La remise en question des prérogatives naturelles du féminin et du masculin, par exemple, secoue trop. Elle touche à quelque chose qui est associé aux racines du vivre-ensemble et apparaît comme un danger pouvant entraîner l’étiolement. (Il n’est pas trop clair pour moi ce qui s’étiolerait exactement. Je suppose qu’il s’agit d’un modèle relationnel considéré immuable, comme si nous ne pouvons imaginer fonder d’autres modèles relationnels.)

La question du mariage gai (et éventuellement de l’adoption et de la procréation assistée) est aussi très emblématique de ce phénomène puisqu’on assiste, presque en temps réel, au déplacement de la frontière de la marginalité. Ce qui aurait été inconcevable pour la plupart il y a trente ou quarante ans, devient concevable aujourd’hui. Mais une frange plus conservatrice continue à se battre contre le mouvement de la frontière. Leur position consiste donc à tolérer le choix privé d’orientation sexuelle mais à refuser le droit à la cellule familiale pour tous. Ainsi, un modèle familial qui ne soit pas centré sur l’hérétosexualité apparaît encore pour certain l’au-delà de la marginalité, l’impensable.

Depuis que j’ai lu cet extrait de Nicole Brossard, je réfléchis à mes propres frontières d’autant plus que La lettre aérienne n’a cessé de me repousser dans les câbles. Nicole Brossard est venue jouer dans mes sensibilités frontalières. Comme tout le monde, je suppose, j’ai des limites rationnelles et d’autres instinctives.
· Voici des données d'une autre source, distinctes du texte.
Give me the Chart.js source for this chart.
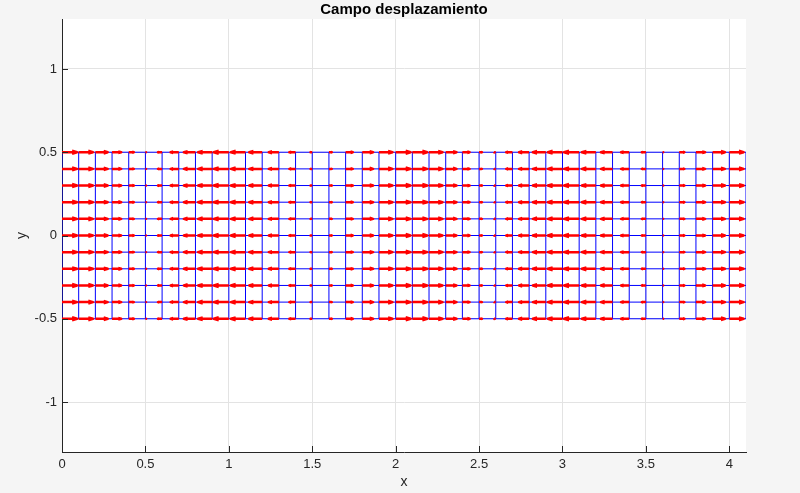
<!DOCTYPE html>
<html>
<head>
<meta charset="utf-8">
<script src="https://cdn.jsdelivr.net/npm/chart.js@4.4.1/dist/chart.umd.min.js"></script>
<style>
  html, body { margin: 0; padding: 0; background: #f5f5f5; }
  #wrap { width: 800px; height: 493px; }
</style>
</head>
<body>
<div id="wrap"><canvas id="quiverCanvas" width="800" height="493"></canvas></div>
<script>
// mesh nodes
const xNodes = [0, 0.1, 0.2, 0.3, 0.4, 0.5, 0.6, 0.7, 0.8, 0.9,
  1.0, 1.1, 1.2, 1.3, 1.4, 1.5, 1.6, 1.7, 1.8, 1.9,
  2.0, 2.1, 2.2, 2.3, 2.4, 2.5, 2.6, 2.7, 2.8, 2.9,
  3.0, 3.1, 3.2, 3.3, 3.4, 3.5, 3.6, 3.7, 3.8, 3.9,
  4.0, 4.1];
const yNodes = [-0.5, -0.4, -0.3, -0.2, -0.1, 0, 0.1, 0.2, 0.3, 0.4, 0.5];

// horizontal displacement per column (normalised, same for every row)
const uDisp = [1.00, 0.95, 0.82, 0.61, 0.34, 0.04, -0.27, -0.54, -0.77, -0.93,
  -1.00, -0.97, -0.86, -0.67, -0.41, -0.11, 0.19, 0.48, 0.72, 0.90,
  0.99, 0.99, 0.90, 0.72, 0.48, 0.19, -0.11, -0.41, -0.67, -0.86,
  -0.97, -1.00, -0.93, -0.77, -0.54, -0.27, 0.04, 0.34, 0.61, 0.82,
  0.95, 1.00];

const xTicks = [0, 0.5, 1, 1.5, 2, 2.5, 3, 3.5, 4];
const yTicks = [-1, -0.5, 0, 0.5, 1];

const titleText = "Campo desplazamiento";

const arrowScale = 0.09;   // quiver autoscale
const headLen = 0.33;
const headWidth = 0.3;

// mesh lines
const hLines = [];
yNodes.forEach(y => {
  hLines.push({ x: xNodes[0], y: y });
  hLines.push({ x: xNodes[xNodes.length - 1], y: y });
  hLines.push({ x: xNodes[0], y: null });
});
const vLines = [];
xNodes.forEach(x => {
  vLines.push({ x: x, y: yNodes[0] });
  vLines.push({ x: x, y: yNodes[yNodes.length - 1] });
  vLines.push({ x: x, y: null });
});

// arrows
const arrows = [];
yNodes.forEach(y => {
  xNodes.forEach((x, i) => {
    const u = uDisp[i] * arrowScale;
    const tip = x + u;
    arrows.push({ x: x, y: y });
    arrows.push({ x: tip, y: y });
    arrows.push({ x: tip, y: null });
    arrows.push({ x: tip - headLen * u, y: y + headLen * headWidth * u });
    arrows.push({ x: tip, y: y });
    arrows.push({ x: tip - headLen * u, y: y - headLen * headWidth * u });
    arrows.push({ x: tip, y: null });
  });
});

const font = "'Liberation Sans', Arial, Helvetica, sans-serif";

const areaBg = {
  id: "areaBg",
  beforeDraw(chart) {
    const { ctx, chartArea: a } = chart;
    ctx.save();
    ctx.fillStyle = "#ffffff";
    ctx.fillRect(a.left, a.top, a.right - a.left, a.bottom - a.top);
    ctx.restore();
  }
};

// matlab style inward ticks + title centred on the axes
const innerTicks = {
  id: "innerTicks",
  afterDraw(chart) {
    const { ctx, chartArea: a, scales } = chart;
    ctx.save();
    ctx.strokeStyle = "#262626";
    ctx.lineWidth = 1;
    ctx.beginPath();
    xTicks.forEach(v => {
      const px = Math.round(scales.x.getPixelForValue(v)) + 0.5;
      ctx.moveTo(px, a.bottom);
      ctx.lineTo(px, a.bottom - 6);
    });
    yTicks.forEach(v => {
      const py = Math.round(scales.y.getPixelForValue(v)) + 0.5;
      ctx.moveTo(a.left, py);
      ctx.lineTo(a.left + 6, py);
    });
    ctx.stroke();

    ctx.fillStyle = "#000000";
    ctx.font = "bold 15px " + font;
    ctx.textAlign = "center";
    ctx.textBaseline = "middle";
    ctx.fillText(titleText, (a.left + a.right) / 2, 10);
    ctx.restore();
  }
};

new Chart(document.getElementById("quiverCanvas"), {
  type: "scatter",
  data: {
    datasets: [
      {
        data: arrows,
        showLine: true,
        spanGaps: false,
        borderColor: "#ff0000",
        borderWidth: 2.5,
        borderJoinStyle: "round",
        pointRadius: 0
      },
      {
        data: hLines,
        showLine: true,
        spanGaps: false,
        borderColor: "#0000ff",
        borderWidth: 1,
        pointRadius: 0
      },
      {
        data: vLines,
        showLine: true,
        spanGaps: false,
        borderColor: "#0000ff",
        borderWidth: 1,
        pointRadius: 0
      }
    ]
  },
  options: {
    responsive: false,
    animation: false,
    layout: { padding: { left: 0, right: 54, top: 19, bottom: 0 } },
    plugins: {
      legend: { display: false },
      tooltip: { enabled: false },
      title: { display: false }
    },
    scales: {
      x: {
        type: "linear",
        min: 0,
        max: 4.1,
        afterBuildTicks: s => { s.ticks = xTicks.map(v => ({ value: v })); },
        afterFit: s => { s.height = 41; },
        grid: { color: "#e3e3e3", drawTicks: false },
        border: { display: true, color: "#262626" },
        ticks: {
          color: "#262626",
          padding: 5,
          maxRotation: 0,
          font: { family: font, size: 13 },
          callback: v => String(v)
        },
        title: {
          display: true,
          text: "x",
          color: "#262626",
          font: { family: font, size: 14 },
          padding: { top: 0, bottom: 2 }
        }
      },
      y: {
        type: "linear",
        min: -1.3,
        max: 1.3,
        afterBuildTicks: s => { s.ticks = yTicks.map(v => ({ value: v })); },
        afterFit: s => { s.width = 62; },
        grid: { color: "#e3e3e3", drawTicks: false },
        border: { display: true, color: "#262626" },
        ticks: {
          color: "#262626",
          padding: 5,
          font: { family: font, size: 13 },
          callback: v => String(v)
        },
        title: {
          display: true,
          text: "y",
          color: "#262626",
          font: { family: font, size: 14 },
          padding: { top: 14, bottom: 0 }
        }
      }
    }
  },
  plugins: [areaBg, innerTicks]
});
</script>
</body>
</html>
Contrairement à presque tout le monde, par contre, j’aime bien interroger, et parfois combattre, ce que j’envisage comme la fermeture de mon monde.

Discussion

Une réflexion sur “La frontière du corps social

  1. J’ai déjà entendu cet phrase (qui s’assemble ce ressemble ) très marginal vous direz, c’était un classique des quartiers défavorisé. Très bien écrit ça dit ce que ça dit. (j’envisage comme la fermeture de mon monde) cet phrase est très poétique et elle dit tout ce que vous ressentez bravo.